• [Description of the task]
Can you set down, exactly as they appear below, the lines from the opening of the material through the one bearing "const tickValues = [10, 30, 50, 70, 90];", minus the pictures?
━━ Available data ━━
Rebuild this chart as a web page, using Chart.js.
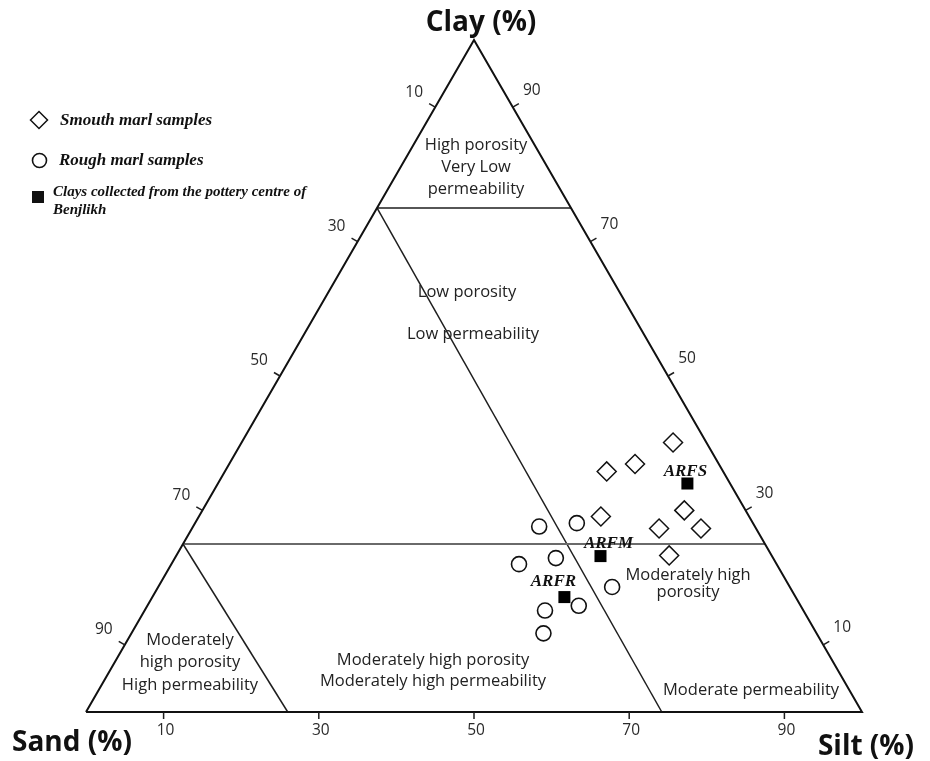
<!DOCTYPE html>
<html>
<head>
<meta charset="utf-8">
<script src="https://cdn.jsdelivr.net/npm/chart.js@4/dist/chart.umd.min.js"></script>
<style>
  html, body { margin: 0; padding: 0; background: #ffffff; }
  #wrap { width: 930px; height: 761px; position: relative; }
  canvas { display: block; }
</style>
</head>
<body>
<div id="wrap"><canvas id="c" width="930" height="761"></canvas></div>
<script>
// ---- Grain-size composition of the samples (%) ----
const smoothSand = [4.3, 15.0, 10.8, 19.1, 7.9, 12.5, 7.1, 13.2];
const smoothSilt = [55.6, 49.2, 52.3, 51.8, 62.1, 60.2, 65.6, 63.5];
const smoothClay = [40.1, 35.8, 36.9, 29.1, 30.0, 27.3, 27.3, 23.3];

const roughSand = [27.8, 22.7, 33.2, 28.0, 22.9, 33.3, 28.6, 35.2];
const roughSilt = [44.6, 49.2, 44.8, 49.1, 58.5, 51.6, 55.6, 53.1];
const roughClay = [27.6, 28.1, 22.0, 22.9, 18.6, 15.1, 15.8, 11.7];

const potteryNames = ['ARFS', 'ARFM', 'ARFR'];
const potterySand = [5.5, 22.1, 29.8];
const potterySilt = [60.5, 54.7, 53.1];
const potteryClay = [34.0, 23.2, 17.1];

const tickValues = [10, 30, 50, 70, 90];

// Region boundaries, each end given as [sand, silt, clay]
const boundaryLines = [
  [[25, 0, 75], [0, 25, 75]],
  [[75, 0, 25], [0, 75, 25]],
  [[25, 0, 75], [25.8, 74.2, 0]],
  [[75, 0, 25], [74, 26, 0]]
];

// ---- ternary -> cartesian (sand at origin, silt at x=100, clay at the apex) ----
const H = Math.sqrt(3) / 2;
function tern(sand, silt, clay) {
  const s = sand + silt + clay;
  return { x: (silt + clay / 2) * 100 / s, y: clay * H * 100 / s };
}
function toPoints(sand, silt, clay) {
  return sand.map((v, i) => tern(v, silt[i], clay[i]));
}

const outline = [tern(100, 0, 0), tern(0, 100, 0), tern(0, 0, 100), tern(100, 0, 0)];

// pixels per percent on the canvas
const K = 7.76;
const ORIGIN_X = 86, ORIGIN_Y = 712;

const lineDatasets = boundaryLines.map((seg, i) => ({
  data: seg.map(p => tern(p[0], p[1], p[2])),
  showLine: true,
  pointRadius: 0,
  borderColor: i === 1 ? '#6a6a6a' : '#1e1e1e',
  borderWidth: i === 1 ? 2 : 1.5,
  order: 10
}));

const regionLabels = [
  { lines: ['High porosity', 'Very Low', 'permeability'], u: 50.26, v: 70.17, lh: 22 },
  { lines: ['Low porosity'], u: 49.10, v: 54.12, lh: 20 },
  { lines: ['Low permeability'], u: 49.87, v: 48.71, lh: 20 },
  { lines: ['Moderately high', 'porosity'], u: 77.58, v: 16.56, lh: 17 },
  { lines: ['Moderately', 'high porosity', 'High permeability'], u: 13.40, v: 6.38, lh: 22.5 },
  { lines: ['Moderately high porosity', 'Moderately high permeability'], u: 44.72, v: 5.28, lh: 21 },
  { lines: ['Moderate permeability'], u: 85.70, v: 2.74, lh: 20 }
];

const nameOffsets = [[-2, -12], [8, -12], [-11, -15]];

function drawDiamond(ctx, x, y, r) {
  ctx.beginPath();
  ctx.moveTo(x - r, y); ctx.lineTo(x, y - r); ctx.lineTo(x + r, y); ctx.lineTo(x, y + r);
  ctx.closePath();
  ctx.fillStyle = '#fff'; ctx.fill();
  ctx.lineWidth = 1.5; ctx.strokeStyle = '#111'; ctx.stroke();
}

const overlay = {
  id: 'ternaryOverlay',
  beforeDatasetsDraw(chart) {
    const { ctx, scales: { x, y } } = chart;
    ctx.save();
    ctx.fillStyle = '#222';
    ctx.font = '16.5px "Open Sans", sans-serif';
    ctx.textAlign = 'center';
    ctx.textBaseline = 'middle';
    regionLabels.forEach(r => {
      const cx = x.getPixelForValue(r.u);
      const cy = y.getPixelForValue(r.v);
      const n = r.lines.length;
      r.lines.forEach((t, i) => {
        ctx.fillText(t, cx, cy + (i - (n - 1) / 2) * r.lh);
      });
    });
    ctx.restore();
  },
  afterDatasetsDraw(chart) {
    const { ctx, scales: { x, y } } = chart;
    const px = p => [x.getPixelForValue(p.x), y.getPixelForValue(p.y)];
    ctx.save();

    // axis ticks and their labels
    const edges = [
      { at: v => tern(100 - v, v, 0), dir: [0, 1], off: [2, 19] },
      { at: v => tern(v, 0, 100 - v), dir: [-0.866, -0.5], off: [-21, -15] },
      { at: v => tern(0, 100 - v, v), dir: [0.866, -0.5], off: [19, -17] }
    ];
    ctx.strokeStyle = '#1e1e1e';
    ctx.lineWidth = 1.5;
    ctx.fillStyle = '#2a2a2a';
    ctx.font = '15.5px "Open Sans", sans-serif';
    ctx.textAlign = 'center';
    ctx.textBaseline = 'middle';
    edges.forEach(e => {
      tickValues.forEach(v => {
        const [tx, ty] = px(e.at(v));
        ctx.beginPath();
        ctx.moveTo(tx, ty);
        ctx.lineTo(tx + e.dir[0] * 7, ty + e.dir[1] * 7);
        ctx.stroke();
        ctx.fillText(String(v), tx + e.off[0], ty + e.off[1]);
      });
    });

    // corner titles
    ctx.fillStyle = '#111';
    ctx.font = 'bold 28px "Open Sans", sans-serif';
    ctx.fillText('Clay (%)', 481, 23);
    ctx.fillText('Sand (%)', 72, 743);
    ctx.fillText('Silt (%)', 866, 747);

    // names of the pottery-centre clays
    ctx.font = 'italic bold 17px "Liberation Serif", serif';
    const meta = chart.getDatasetMeta(2);
    meta.data.forEach((el, i) => {
      ctx.fillText(potteryNames[i], el.x + nameOffsets[i][0], el.y + nameOffsets[i][1]);
    });

    // legend
    ctx.textAlign = 'left';
    ctx.font = 'italic bold 17px "Liberation Serif", serif';
    drawDiamond(ctx, 39, 120, 8.5);
    ctx.fillStyle = '#111';
    ctx.fillText('Smouth marl samples', 60, 121);
    ctx.beginPath();
    ctx.arc(39.5, 160.5, 7, 0, Math.PI * 2);
    ctx.fillStyle = '#fff'; ctx.fill();
    ctx.lineWidth = 1.6; ctx.strokeStyle = '#111'; ctx.stroke();
    ctx.fillStyle = '#111';
    ctx.fillText('Rough marl samples', 59, 161);
    ctx.fillRect(32, 191, 12, 12);
    ctx.font = 'italic bold 15px "Liberation Serif", serif';
    ctx.fillText('Clays collected from the pottery centre of', 53, 192);
    ctx.fillText('Benjlikh', 53, 210);

    ctx.restore();
  }
};

new Chart(document.getElementById('c'), {
  type: 'scatter',
  data: {
    datasets: [
      {
        label: 'Smouth marl samples',
        data: toPoints(smoothSand, smoothSilt, smoothClay),
        pointStyle: 'rectRot',
        pointRadius: 9.5,
        backgroundColor: '#ffffff',
        borderColor: '#111111',
        borderWidth: 1.5,
        order: 1
      },
      {
        label: 'Rough marl samples',
        data: toPoints(roughSand, roughSilt, roughClay),
        pointStyle: 'circle',
        pointRadius: 7.5,
        backgroundColor: '#ffffff',
        borderColor: '#111111',
        borderWidth: 1.6,
        order: 2
      },
      {
        label: 'Clays collected from the pottery centre of Benjlikh',
        data: toPoints(potterySand, potterySilt, potteryClay),
        pointStyle: 'rect',
        pointRadius: 8.5,
        backgroundColor: '#000000',
        borderColor: '#000000',
        borderWidth: 0,
        order: 0
      },
      {
        label: 'outline',
        data: outline,
        showLine: true,
        pointRadius: 0,
        borderColor: '#111111',
        borderWidth: 2,
        order: 9
      },
      ...lineDatasets
    ]
  },
  options: {
    responsive: false,
    animation: false,
    devicePixelRatio: 1,
    layout: { padding: 0, autoPadding: false },
    plugins: { legend: { display: false }, tooltip: { enabled: false } },
    scales: {
      x: { type: 'linear', display: false, min: -ORIGIN_X / K, max: (930 - ORIGIN_X) / K },
      y: { type: 'linear', display: false, min: -(761 - ORIGIN_Y) / K, max: ORIGIN_Y / K }
    }
  },
  plugins: [overlay]
});
</script>
</body>
</html>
━━━
• [Expected answer]
Rebuild this chart as a web page, using Chart.js.
<!DOCTYPE html>
<html>
<head>
<meta charset="utf-8">
<script src="https://cdn.jsdelivr.net/npm/chart.js@4/dist/chart.umd.min.js"></script>
<style>
  html, body { margin: 0; padding: 0; background: #ffffff; }
  #wrap { width: 930px; height: 761px; position: relative; }
  canvas { display: block; }
</style>
</head>
<body>
<div id="wrap"><canvas id="c" width="930" height="761"></canvas></div>
<script>
// ---- Grain-size composition of the samples (%) ----
const smoothSand = [4.3, 15.0, 10.8, 19.1, 7.9, 12.5, 7.1, 13.2];
const smoothSilt = [55.6, 49.2, 52.3, 51.8, 62.1, 60.2, 65.6, 63.5];
const smoothClay = [40.1, 35.8, 36.9, 29.1, 30.0, 27.3, 27.3, 23.3];

const roughSand = [27.8, 22.7, 33.2, 28.0, 22.9, 33.3, 28.6, 35.2];
const roughSilt = [44.6, 49.2, 44.8, 49.1, 58.5, 51.6, 55.6, 53.1];
const roughClay = [27.6, 28.1, 22.0, 22.9, 18.6, 15.1, 15.8, 11.7];

const potteryNames = ['ARFS', 'ARFM', 'ARFR'];
const potterySand = [5.5, 22.1, 29.8];
const potterySilt = [60.5, 54.7, 53.1];
const potteryClay = [34.0, 23.2, 17.1];

const tickValues = [10, 30, 50, 70, 90];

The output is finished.